Credit rating agency Moody's has given a friendly warning to the Government about the long-term state of the books.
Moody's currently rated New Zealand "AAA" -- the top rating -- with a stable outlook and told ministers that was safe for the meantime, but long-term debt projections were of concern.
Two other agencies, Fitch Ratings and Standard and Poor's, have recently warned that New Zealand runs the risk of a downgrade due to its deteriorating fiscal outlook.
Any downgrading of credit ratings could push interest rates up not only for the Government, but the New Zealand financial sector and the public.
NZPA understood officials and ministers were briefed about Moody's concerns about the long-term debt track and received reassurances that Finance Minister Bill English had made it clear the "decades of deficit's was not acceptable and would be reduced.
Moody's was told that Treasury's worse-case scenario of the budget deficit growing to 4.5 percent of GDP and government gross debt at 29 percent of GDP over the next three years had become more likely.
If anything the latest figures were pointing to the most pessimistic scenario late last year now looking optimistic.
In Moody's assessment New Zealand's economy lacked diversification and was likely to take more time to adjust and rebound if its economic model was effectively dented.
This meant New Zealand only rated as having a moderate ability to "grow out of debt" and moderate ability to adjust revenue and expenditure.
Others with this rating were Ireland and Spain due to their "questionable competitiveness" and which are at risk of a credit downgrade.

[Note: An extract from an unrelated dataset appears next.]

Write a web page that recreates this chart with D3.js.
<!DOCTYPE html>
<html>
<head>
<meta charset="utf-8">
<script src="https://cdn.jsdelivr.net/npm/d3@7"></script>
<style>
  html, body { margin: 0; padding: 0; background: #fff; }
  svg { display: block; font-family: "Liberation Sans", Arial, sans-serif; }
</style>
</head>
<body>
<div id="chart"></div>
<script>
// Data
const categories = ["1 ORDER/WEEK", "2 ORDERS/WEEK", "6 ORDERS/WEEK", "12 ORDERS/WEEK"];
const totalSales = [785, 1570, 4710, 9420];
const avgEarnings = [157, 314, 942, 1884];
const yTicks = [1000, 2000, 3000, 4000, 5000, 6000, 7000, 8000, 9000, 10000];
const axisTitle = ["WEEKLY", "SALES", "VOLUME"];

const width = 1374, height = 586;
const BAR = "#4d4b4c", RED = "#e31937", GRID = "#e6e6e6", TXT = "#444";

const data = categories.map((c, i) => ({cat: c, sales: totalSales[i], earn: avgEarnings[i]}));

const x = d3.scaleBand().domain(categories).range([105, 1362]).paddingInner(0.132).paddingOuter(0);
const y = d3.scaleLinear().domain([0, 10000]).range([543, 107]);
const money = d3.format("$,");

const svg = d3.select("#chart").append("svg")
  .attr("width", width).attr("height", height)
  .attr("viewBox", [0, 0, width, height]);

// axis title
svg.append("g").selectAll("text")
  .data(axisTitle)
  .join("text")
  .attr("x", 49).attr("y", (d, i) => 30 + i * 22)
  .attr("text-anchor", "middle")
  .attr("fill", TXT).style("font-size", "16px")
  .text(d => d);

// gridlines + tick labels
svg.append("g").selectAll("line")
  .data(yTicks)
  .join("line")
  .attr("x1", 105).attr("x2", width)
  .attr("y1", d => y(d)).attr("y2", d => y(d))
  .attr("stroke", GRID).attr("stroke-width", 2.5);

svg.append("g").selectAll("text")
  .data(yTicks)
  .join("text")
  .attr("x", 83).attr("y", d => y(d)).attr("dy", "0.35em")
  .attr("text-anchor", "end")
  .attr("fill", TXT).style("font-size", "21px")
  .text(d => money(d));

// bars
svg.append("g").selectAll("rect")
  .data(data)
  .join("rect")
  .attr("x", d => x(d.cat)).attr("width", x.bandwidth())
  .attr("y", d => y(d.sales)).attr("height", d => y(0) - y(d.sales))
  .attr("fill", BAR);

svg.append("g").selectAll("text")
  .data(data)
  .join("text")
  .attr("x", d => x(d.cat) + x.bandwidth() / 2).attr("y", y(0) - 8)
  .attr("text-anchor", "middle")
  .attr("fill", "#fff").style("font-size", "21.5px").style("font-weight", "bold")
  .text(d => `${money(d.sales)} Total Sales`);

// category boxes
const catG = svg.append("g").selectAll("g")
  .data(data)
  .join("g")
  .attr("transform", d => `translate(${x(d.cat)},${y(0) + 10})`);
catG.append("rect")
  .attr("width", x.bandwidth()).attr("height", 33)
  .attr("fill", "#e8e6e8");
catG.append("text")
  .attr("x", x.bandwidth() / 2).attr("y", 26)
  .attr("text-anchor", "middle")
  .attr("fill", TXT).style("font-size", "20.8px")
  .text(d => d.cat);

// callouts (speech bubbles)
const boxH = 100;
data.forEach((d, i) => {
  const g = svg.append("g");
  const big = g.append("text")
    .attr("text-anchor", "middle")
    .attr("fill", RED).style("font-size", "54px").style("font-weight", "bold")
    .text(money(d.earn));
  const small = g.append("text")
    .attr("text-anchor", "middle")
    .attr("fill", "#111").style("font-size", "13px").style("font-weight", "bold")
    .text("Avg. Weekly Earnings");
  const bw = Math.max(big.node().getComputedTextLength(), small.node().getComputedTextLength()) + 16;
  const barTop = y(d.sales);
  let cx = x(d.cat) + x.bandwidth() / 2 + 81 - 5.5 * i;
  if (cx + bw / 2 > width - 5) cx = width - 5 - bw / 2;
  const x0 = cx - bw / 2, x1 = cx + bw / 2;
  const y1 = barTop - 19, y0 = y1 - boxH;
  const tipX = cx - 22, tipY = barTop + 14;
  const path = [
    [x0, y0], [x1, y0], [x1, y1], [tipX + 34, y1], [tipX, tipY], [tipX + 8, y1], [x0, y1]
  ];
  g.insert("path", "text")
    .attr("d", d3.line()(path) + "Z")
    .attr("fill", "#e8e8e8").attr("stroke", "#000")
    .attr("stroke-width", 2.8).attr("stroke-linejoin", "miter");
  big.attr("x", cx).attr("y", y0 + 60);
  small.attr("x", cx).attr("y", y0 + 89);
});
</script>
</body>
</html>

New Zealand escaped those two countries "vulnerable" rating status because unlike them it had a "limited debt challenge".

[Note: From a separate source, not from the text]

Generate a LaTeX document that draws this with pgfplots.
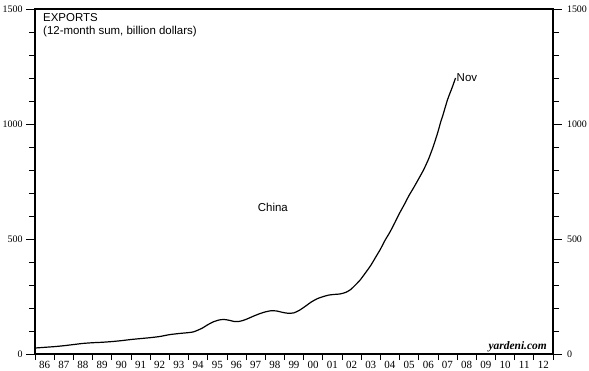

Ministers were warned that New Zealand's rating remained largely untested because it started from a robust position, but if long-term debt levels became a reality then the rating would be at risk.
NZPA understood Moody's pointed out that previous downgrades had happened when it became clear that was a low likelihood that countries could even stabilise, let alone end a "vicious trajectory of public debt increases within a five- to seven-year timeline.
Mr English has spoken publicly about the need to rein in spending and control debt as he attempted to write this Government's first budget.
Moody's warning was that while there was still some room to move in terms of raising more debt, there had to be signs of long-term improvement.
Treasury mid-term projections tend be based on assumptions that can change dramatically -- for better or worse -- due to changes in factors such as growth and inflation.